### [What is being asked]
Restate the listing below word for word, omitting any images.

### [Information provided]

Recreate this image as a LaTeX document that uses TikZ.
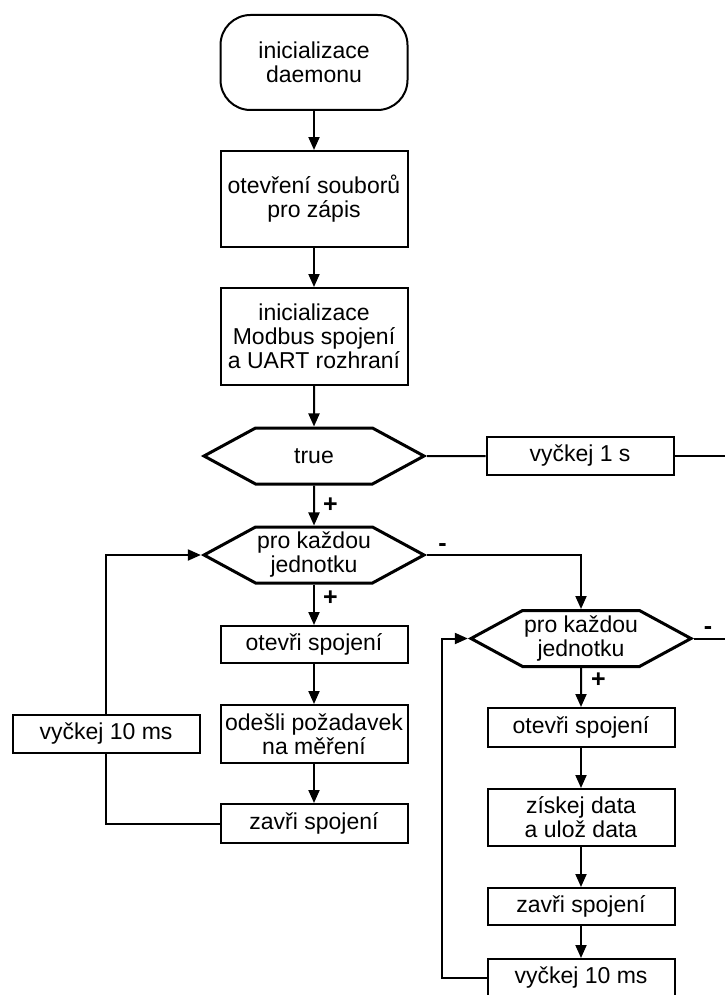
\documentclass[tikz,border=0pt]{standalone}
\usepackage{fontspec}
\setmainfont{Liberation Sans}
\usepackage{tikz}
\usetikzlibrary{arrows.meta,shapes.symbols}

\begin{document}
\begin{tikzpicture}[
  x=0.5pt, y=-0.5pt,
  font=\fontsize{11.5}{12}\selectfont,
  box/.style={draw, line width=1pt, align=center, inner sep=1pt, minimum width=93.5pt},
  start/.style={box, rounded corners=15pt, minimum height=47.5pt},
  hexa/.style={draw, signal, signal to=west and east, signal pointer angle=57, line width=1.5pt, align=center, inner sep=0pt, minimum width=110pt, minimum height=28pt},
  ar/.style={-{Triangle[length=6.5pt,width=5.5pt]}, line width=1pt},
  ln/.style={line width=1pt},
  lbl/.style={font=\fontsize{12.5}{12}\selectfont\bfseries, inner sep=1.5pt},
]
\useasboundingbox (0,0) rectangle (725,995);
% main column
\node[start] (init) at (314,62.5) {inicializace\\daemonu};
\node[box, minimum height=48pt] (files) at (314,199) {otevření souborů\\pro zápis};
\node[box, minimum height=48.5pt] (modbus) at (314,336.5) {inicializace\\Modbus spojení\\a UART rozhraní};
\node[hexa] (loop) at (314,456) {true};
\node[box, minimum height=19pt] (wait1) at (580,456) {vyčkej 1 s};
\coordinate (out1) at (725,456);
% first loop over units (request)
\node[hexa] (each1) at (314,555) {pro každou\\jednotku};
\node[box, minimum height=18.5pt] (open1) at (314,644.5) {otevři spojení};
\node[box, minimum height=29pt] (req) at (314,734) {odešli požadavek\\na měření};
\node[box, minimum height=19.5pt] (close1) at (314,823.5) {zavři spojení};
\node[box, minimum height=19pt] (pause1) at (106,734) {vyčkej 10 ms};
% second loop over units (read and store)
\node[hexa] (each2) at (581,638.5) {pro každou\\jednotku};
\node[box, minimum height=19.5pt] (open2) at (581,727.5) {otevři spojení};
\node[box, minimum height=28.5pt] (store) at (581,817.5) {získej data\\a ulož data};
\node[box, minimum height=18.5pt] (close2) at (581,906.5) {zavři spojení};
\node[box, minimum height=19pt] (pause2) at (581,978) {vyčkej 10 ms};
\coordinate (out2) at (725,638.5);

\draw[ar] (init) -- (files);
\draw[ar] (files) -- (modbus);
\draw[ar] (modbus) -- (loop);
\draw[ln] (loop) -- (wait1);
\draw[ln] (wait1) -- (out1);
\draw[ar] (loop) -- node[lbl, right, pos=0.5, xshift=2.5pt]{+} (each1);
\draw[ar] (each1) -- node[lbl, right, pos=0.33, xshift=2.5pt]{+} (open1);
\draw[ar] (open1) -- (req);
\draw[ar] (req) -- (close1);
\draw[ln] (close1.west) -| (pause1.south);
\draw[ar] (pause1.north) |- (each1.west);
\draw[ar] (each1.east) -| node[lbl, above, pos=0.05]{-} (each2.north);
\draw[ln] (each2.east) -- node[lbl, above, pos=0.45]{-} (out2);
\draw[ar] (each2) -- node[lbl, right, pos=0.32, xshift=3pt]{+} (open2);
\draw[ar] (open2) -- (store);
\draw[ar] (store) -- (close2);
\draw[ar] (close2) -- (pause2);
\draw[ar] (pause2.west) -- ++(-45,0) |- (each2.west);
\end{tikzpicture}
\end{document}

### [Solution to this exercise]
Recreate this image as a LaTeX document that uses TikZ.
\documentclass[tikz,border=0pt]{standalone}
\usepackage{fontspec}
\setmainfont{Liberation Sans}
\usepackage{tikz}
\usetikzlibrary{arrows.meta,shapes.symbols}

\begin{document}
\begin{tikzpicture}[
  x=0.5pt, y=-0.5pt,
  font=\fontsize{11.5}{12}\selectfont,
  box/.style={draw, line width=1pt, align=center, inner sep=1pt, minimum width=93.5pt},
  start/.style={box, rounded corners=15pt, minimum height=47.5pt},
  hexa/.style={draw, signal, signal to=west and east, signal pointer angle=57, line width=1.5pt, align=center, inner sep=0pt, minimum width=110pt, minimum height=28pt},
  ar/.style={-{Triangle[length=6.5pt,width=5.5pt]}, line width=1pt},
  ln/.style={line width=1pt},
  lbl/.style={font=\fontsize{12.5}{12}\selectfont\bfseries, inner sep=1.5pt},
]
\useasboundingbox (0,0) rectangle (725,995);
% main column
\node[start] (init) at (314,62.5) {inicializace\\daemonu};
\node[box, minimum height=48pt] (files) at (314,199) {otevření souborů\\pro zápis};
\node[box, minimum height=48.5pt] (modbus) at (314,336.5) {inicializace\\Modbus spojení\\a UART rozhraní};
\node[hexa] (loop) at (314,456) {true};
\node[box, minimum height=19pt] (wait1) at (580,456) {vyčkej 1 s};
\coordinate (out1) at (725,456);
% first loop over units (request)
\node[hexa] (each1) at (314,555) {pro každou\\jednotku};
\node[box, minimum height=18.5pt] (open1) at (314,644.5) {otevři spojení};
\node[box, minimum height=29pt] (req) at (314,734) {odešli požadavek\\na měření};
\node[box, minimum height=19.5pt] (close1) at (314,823.5) {zavři spojení};
\node[box, minimum height=19pt] (pause1) at (106,734) {vyčkej 10 ms};
% second loop over units (read and store)
\node[hexa] (each2) at (581,638.5) {pro každou\\jednotku};
\node[box, minimum height=19.5pt] (open2) at (581,727.5) {otevři spojení};
\node[box, minimum height=28.5pt] (store) at (581,817.5) {získej data\\a ulož data};
\node[box, minimum height=18.5pt] (close2) at (581,906.5) {zavři spojení};
\node[box, minimum height=19pt] (pause2) at (581,978) {vyčkej 10 ms};
\coordinate (out2) at (725,638.5);

\draw[ar] (init) -- (files);
\draw[ar] (files) -- (modbus);
\draw[ar] (modbus) -- (loop);
\draw[ln] (loop) -- (wait1);
\draw[ln] (wait1) -- (out1);
\draw[ar] (loop) -- node[lbl, right, pos=0.5, xshift=2.5pt]{+} (each1);
\draw[ar] (each1) -- node[lbl, right, pos=0.33, xshift=2.5pt]{+} (open1);
\draw[ar] (open1) -- (req);
\draw[ar] (req) -- (close1);
\draw[ln] (close1.west) -| (pause1.south);
\draw[ar] (pause1.north) |- (each1.west);
\draw[ar] (each1.east) -| node[lbl, above, pos=0.05]{-} (each2.north);
\draw[ln] (each2.east) -- node[lbl, above, pos=0.45]{-} (out2);
\draw[ar] (each2) -- node[lbl, right, pos=0.32, xshift=3pt]{+} (open2);
\draw[ar] (open2) -- (store);
\draw[ar] (store) -- (close2);
\draw[ar] (close2) -- (pause2);
\draw[ar] (pause2.west) -- ++(-45,0) |- (each2.west);
\end{tikzpicture}
\end{document}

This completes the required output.